Washington Suburban Sanitary Commission officials said tens of thousands of gallons of wastewater spilled each in two separate instances near an Upper Marlboro wastewater treatment plant Saturday.
WSSC crews placed warning signs at the sites of two separate overflows that occurred near the Western Branch Wastewater Treatment Plant in Upper Marlboro Saturday.
“We posted signs at both sites, and we cleaned the affected area (s),” WSSC spokesperson Ayoka Blandford said.
WSSC puts up signs warning people not to enter the area where the sewage leaks occurred. Officials said the overflows had no effect on drinking water supplies.
“What happens is if it goes into the public area, we post signs for the community so that they don’t, (so) they’re careful in the areas,” Blandford said. “We ask them not to enter the area actually, because it could have a health impact.”
The first overflow occurred at 5:45 a.m. Saturday. About 100,000 gallons of wastewater overflowed from the manhole, just outside the plant but still on WSSC grounds, then entered the treatment plant, Blandford said.
WSSC officials attributed the overflow to the heavy rain.
Blandford said while the manhole had the capacity for normal levels of wastewater, the rainwater increased the volume it had to handle.
“As far as we know, no, there was no obstruction, there was just heavy rain,” said Blandford.
According to WSSC’s original 2005 consent decree with the Environmental Protection Agency and others, WSSC’s having a sanitary sewer overflow of 100,000 gallons or more would be required to pay a $10,000 fee to either the Environment Protection Agency or to the Maryland Department of the Environment.
WSSC officials said the second overflow occurred around 11 p.m. when a pipe broke that was connected to a temporary bypass pump for wastewater. About 20,000 gallons of wastewater overflowed.
Blandford said Tuesday evening that information about a cause of the second overflow was not readily available.
She said she did not believe any damage to plant property resulted from the overflows.
A consent decree between the EPA, the Department of Justice, Maryland Department of the Environment, The Anacostia Wastershed Society et al. and WSSC requires WSSC to complete a form to report each sanitary sewer overflow – when more than 10,000 gallons of partially-treated or untreated wastewater leaves the sewers – regardless of whether it occurs on public land or on WSSC property, Blandford said.

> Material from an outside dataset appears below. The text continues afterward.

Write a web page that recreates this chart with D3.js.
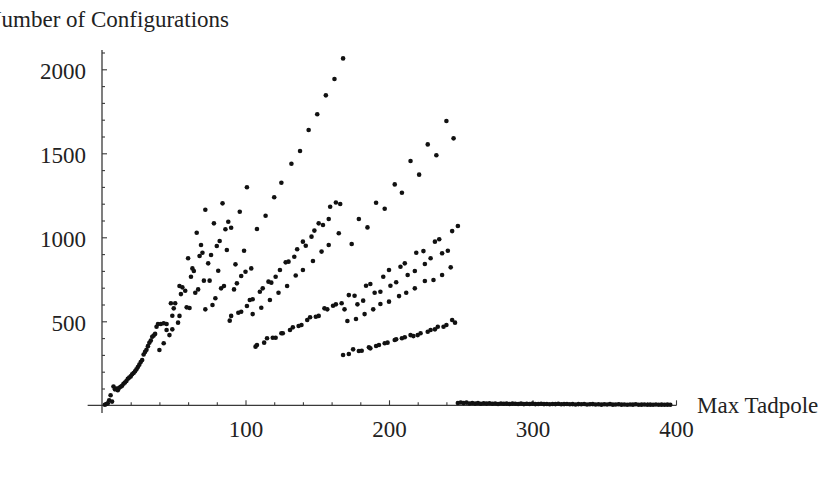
<!DOCTYPE html>
<html>
<head>
<meta charset="utf-8">
<script src="https://cdn.jsdelivr.net/npm/d3@7/dist/d3.min.js"></script>
<style>
  html, body { margin: 0; padding: 0; background: #fff; }
  svg { display: block; }
  text { font-family: "Liberation Serif", "Times New Roman", serif; }
</style>
</head>
<body>
<script>
// ---------------- data (Max Tadpole, Number of Configurations) ----------------
const xTitle = "Max Tadpole";
const yTitle = "Number of Configurations";
const xMajorTicks = [100, 200, 300, 400];
const yMajorTicks = [500, 1000, 1500, 2000];

const rampPts = [[2,3],[3,8],[4,12],[5,30],[6,60],[7,22],[8,112],[9,95],[10,100],[11,90],[12,104],[13,110],
  [14,116],[15,128],[16,136],[17,145],[18,158],[19,165],[20,172],[21,185],[22,192],[23,202],[24,215],[25,228],
  [26,242],[27,258],[28,270],[29,302],[30,318],[31,330],[32,352],[33,372],[34,385],[35,408],[36,415],[37,425],
  [38,468],[39,484],[41,484],[43,488],[45,484],
  [40,329],[43,369],[45,448],[47,418],[49,452]];

const cloudPts = [[101,1298],[84,1202],[72,1164],[96,1152],[78,1083],[88,1093],[86,1048],[90,1057],[66,1027],
  [82,978],[80,948],[69,954],[87,924],[99,920],[70,908],[68,889],[76,895],[60,875],[74,845],[93,839],[63,815],
  [64,799],[104,815],[81,801],[100,795],[97,770],[62,765],[71,742],[75,742],[94,726],[54,710],[56,702],[85,710],
  [83,696],[58,682],[55,662],[67,690],[65,670],[92,690],[79,637],[110,676],[48,607],[51,607],[77,597],[103,627],
  [105,631],[101,591],[50,577],[59,583],[61,579],[72,571],[97,557],[95,551],[49,533],[54,532],[90,532],[105,543],
  [53,492],[89,504]];

const upperPts = [[108,1049],[114,1128],[120,1238],[125,1325],[132,1438],[138,1514],[144,1639],[150,1732],
  [156,1845],[162,1942],[168,2065],
  [174,960],[179,1109],[185,1059],[191,1206],[197,1170],[204,1315],[209,1265],[215,1454],[221,1373],[227,1553],
  [233,1488],[240,1692],[245,1589]];

const middlePts = [[112,696],[116,736],[118,730],[121,765],[124,805],[128,851],[130,855],[134,884],[136,929],
  [140,974],[142,950],[146,1004],[148,1040],[151,1083],[154,1073],[158,1109],[159,1182],[163,1207],[166,1198],
  [111,581],[117,627],[123,670],[129,710],[135,773],[140,805],[147,859],[153,915],[158,954],[165,1024],
  [172,656],[176,652],[184,712],[187,722],[196,765],[200,805],[208,825],[211,845],[219,908],[224,918],[232,974],
  [235,988],[244,1037],[248,1067],
  [169,571],[178,601],[182,623],[190,670],[194,676],[201,712],[205,732],[213,776],[218,799],[225,841],[229,875],
  [237,905],[241,920],
  [171,502],[177,514],[183,543],[189,571],[194,603],[200,617],[207,650],[212,670],[218,696],[225,740],[231,746],
  [237,776],[243,821]];

const lowerPts = [[107,349],[108,359],[113,373],[115,399],[119,402],[121,402],[125,429],[126,429],[131,448],
  [133,464],[137,472],[139,478],[143,508],[145,524],[149,527],[151,532],[155,577],[157,571],[161,593],[163,601],
  [167,607],
  [168,299],[172,305],[175,333],[179,323],[181,325],[186,345],[187,339],[191,353],[193,359],[197,369],[199,373],
  [204,389],[205,393],[209,399],[211,405],[215,418],[217,412],[220,418],[222,429],[227,438],[229,448],[232,452],
  [234,468],[238,468],[240,478],[244,508],[246,492]];

const flatX = [248,250,252,254,256,258,260,262,264,266,268,270,272,274,276,278,280,282,284,286,288,290,292,294,
  296,298,300,302,304,306,308,310,312,314,316,318,320,322,324,326,328,330,332,334,336,338,340,342,344,346,348,
  350,352,354,356,358,360,362,364,366,368,370,372,374,376,378,380,382,384,386,388,390,392,394,396];
const flatY = [14,17,13,16,11,14,10,13,9,12,10,12,9,11,8,11,9,10,8,10,9,8,10,7,9,8,10,7,8,9,7,8,6,8,7,9,6,7,8,6,
  7,5,7,6,8,5,6,7,5,6,4,6,5,7,4,5,6,4,5,3,5,4,6,3,4,5,3,4,3,5,3,4,3,4,3];

// ---------------- drawing ----------------
const W = 830, H = 478;
const svg = d3.select("body").append("svg").attr("width", W).attr("height", H);

const x = d3.scaleLinear().domain([0, 400]).range([102, 676]);
const y = d3.scaleLinear().domain([0, 2000]).range([405.3, 69.3]);

const axisColor = "#3a3a3a";
const fontSize = 23;

// axis lines
svg.append("line").attr("x1", x(-10)).attr("x2", x(400) + 0.5)
  .attr("y1", y(0)).attr("y2", y(0)).attr("stroke", axisColor).attr("stroke-width", 1.3);
svg.append("line").attr("x1", x(0)).attr("x2", x(0))
  .attr("y1", y(-46)).attr("y2", y(2115)).attr("stroke", axisColor).attr("stroke-width", 1.3);

// minor ticks
const xMinor = d3.range(20, 401, 20).filter(v => !xMajorTicks.includes(v));
const yMinor = d3.range(100, 2101, 100).filter(v => !yMajorTicks.includes(v));

const gxMinor = svg.append("g").attr("transform", `translate(0,${y(0)})`)
  .call(d3.axisBottom(x).tickValues(xMinor).tickSize(-3).tickFormat(""));
const gyMinor = svg.append("g").attr("transform", `translate(${x(0)},0)`)
  .call(d3.axisLeft(y).tickValues(yMinor).tickSize(-3).tickFormat(""));

// major ticks with labels
const gx = svg.append("g").attr("transform", `translate(0,${y(0)})`)
  .call(d3.axisBottom(x).tickValues(xMajorTicks).tickSize(-5).tickPadding(15).tickFormat(d3.format("d")));
const gy = svg.append("g").attr("transform", `translate(${x(0)},0)`)
  .call(d3.axisLeft(y).tickValues(yMajorTicks).tickSize(-5).tickPadding(16).tickFormat(d3.format("d")));

[gxMinor, gyMinor, gx, gy].forEach(g => {
  g.select(".domain").remove();
  g.selectAll(".tick line").attr("stroke", axisColor).attr("stroke-width", 1.1);
  g.selectAll(".tick text").attr("fill", "#222")
    .style("font-family", '"Liberation Serif", serif').style("font-size", fontSize + "px");
});
gy.selectAll(".tick text").attr("dy", "0.41em");

// axis titles
svg.append("text").attr("x", 229).attr("y", 27).attr("text-anchor", "end")
  .style("font-size", fontSize + "px").attr("fill", "#222").text(yTitle);
svg.append("text").attr("x", 697).attr("y", 413).attr("text-anchor", "start")
  .style("font-size", fontSize + "px").attr("fill", "#222").text(xTitle);

// points
const allPts = [].concat(rampPts, cloudPts, upperPts, middlePts, lowerPts,
  flatX.map((v, i) => [v, flatY[i]]));

svg.append("g").selectAll("circle").data(allPts).join("circle")
  .attr("cx", d => x(d[0]))
  .attr("cy", d => y(d[1]))
  .attr("r", 2.3)
  .attr("fill", "#111");
</script>
</body>
</html>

According to WSSC, the agreement followed a lawsuit filed in November 2004 from the U.S. Department of Justice on behalf of the Environment Protection Agency after excessive amounts of wastewater overflowed from WSSC’s collection system. The parties involved signed an amendment in 2016 to extend the deadline of the steps WSSC must take to repair its sewer system by six years.
Though both overflows occurred on or near the treatment plant, Blandford says WSSC took extra precautions when there is a spill during the warmer months, just in case a person unaware of the plant walks through the nearby woods.
“For the most part, most people don’t know that there’s a plant; they wouldn’t know it was a plant unless someone literally took them into the entrance,” Blandford said. “So, it’s just a safety precaution. No one would probably ever go over there. If it’s in the public domain, we’re going to be safe.”